- Born: Tyrone Wright 1980 (age 45–46) Geelong, Victoria, Australia
- Style: Street art
- Website: www.r-o-n-e.com

= Rone =

Australian street artist

Tyrone Wright (born 1980), better known by his pseudonym Rone, is an Australian street artist based in Melbourne.

== History ==

Rone grew up in a rural location outside Geelong, Victoria, before moving to Melbourne in 2001. In 2002, he started decorating skateboards and skate parks before beginning to put paste-ups and stencils on walls around Melbourne. He creates "Jane Doe" images. In the earlier years of his career, Rone used to use wheat pasting to do quick paste-ups in busy locations, but later work on the streets are mostly created using traditional painting materials such as rollers and paintbrushes. Some of the locations he has painted include New York, San Francisco, Los Angeles, Miami, Paris, Berlin, London, Tokyo, Hong Kong, Santo Domingo, Mexico, Havana, Christchurch, and Port Vila.
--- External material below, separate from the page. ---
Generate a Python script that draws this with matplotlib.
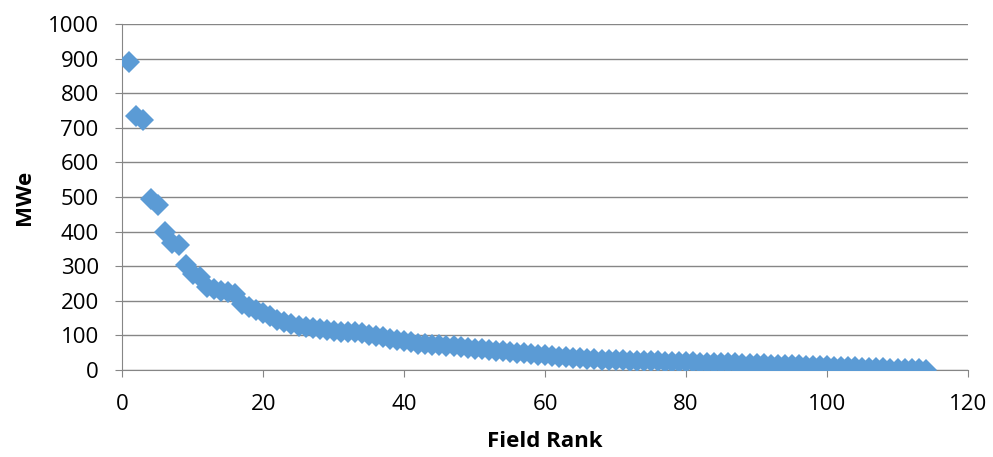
import matplotlib.pyplot as plt
import numpy as np

plt.rcParams['font.family'] = ['Open Sans', 'DejaVu Sans']

blue = (91/255, 155/255, 213/255)
grid_grey = (134/255, 134/255, 134/255)

rank = np.arange(1, 115)
mwe = [889, 734, 722, 495, 476, 399, 368, 360, 302, 278,
       268, 241, 233, 228, 226, 220, 190, 182, 172, 165,
       155, 145, 140, 134, 128, 125, 121, 118, 115, 112,
       111, 110, 110, 108, 100, 97, 94, 91, 87, 85,
       82, 76, 74, 72, 71, 70, 69, 67, 64, 62,
       60, 58, 56, 54, 52, 50, 48, 46, 44, 42,
       40, 38, 37, 35, 34, 33, 31, 30, 29, 28,
       28, 27, 26, 26, 25, 25, 24, 23, 23, 22,
       22, 21, 21, 20, 20, 19, 19, 18, 17, 17,
       16, 15, 14, 14, 13, 13, 12, 12, 11, 11,
       10, 9, 8, 8, 7, 6, 6, 5, 4, 4,
       3, 3, 2, 1]

x_ticks = np.arange(0, 121, 20)
y_ticks = np.arange(0, 1001, 100)

fig = plt.figure(figsize=(9.93, 4.57), dpi=100)
ax = fig.add_axes([0.1232, 0.1904, 0.8516, 0.7571])

ax.plot(rank, mwe, linestyle='none', marker='D', markersize=11,
        color=blue, markeredgewidth=0, zorder=3)

ax.set_xlim(0, 120)
ax.set_ylim(0, 1000)
ax.set_xticks(x_ticks)
ax.set_yticks(y_ticks)
ax.grid(axis='y', color=grid_grey, linewidth=1)
ax.set_axisbelow(True)

for side in ['top', 'right']:
    ax.spines[side].set_visible(False)
for side in ['left', 'bottom']:
    ax.spines[side].set_color(grid_grey)
ax.tick_params(axis='both', colors=grid_grey, length=5, labelsize=16,
               labelcolor='black')
ax.tick_params(axis='x', pad=12)
ax.tick_params(axis='y', pad=12)

ax.set_xlabel('Field Rank', fontsize=16, fontweight='bold', labelpad=12)
ax.set_ylabel('MWe', fontsize=16, fontweight='bold', labelpad=9)

fig.savefig('out.png', dpi=100)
Rone’s work is now in galleries. His work has been acquisitioned by institutions the National Gallery of Australia and the National Gallery of Victoria and has been shown by Stolen Space in London, Opera Gallery in New York, White Walls in San Francisco, Urban Nation in Berlin, and Backwoods Gallery in Melbourne. He has also worked on a Jean Paul Gaultier museum exhibit and is a brand ambassador for Uniqlo.

In February 2021, Rone received an arts grant from the Australian federal government for $1.86 million, one of the largest amounts awarded to a single artist in Australian history.

== Exhibitions ==
Since 2016, Rone has been creating immersive art installations in abandoned buildings. The first of these, EMPTY, took place in the old Star Lyric Theatre building in Fitzroy, Melbourne. Opened in 1911 and once seating 2,300 patrons, it was one of the first permanent movie theatres in Victoria. When Rone found out the building would soon be demolished, he asked to use the space for an art exhibition. 12,000 patrons came to the show over 10 days, and photographs featured in the show are now part of the National Gallery of Victoria's permanent collection.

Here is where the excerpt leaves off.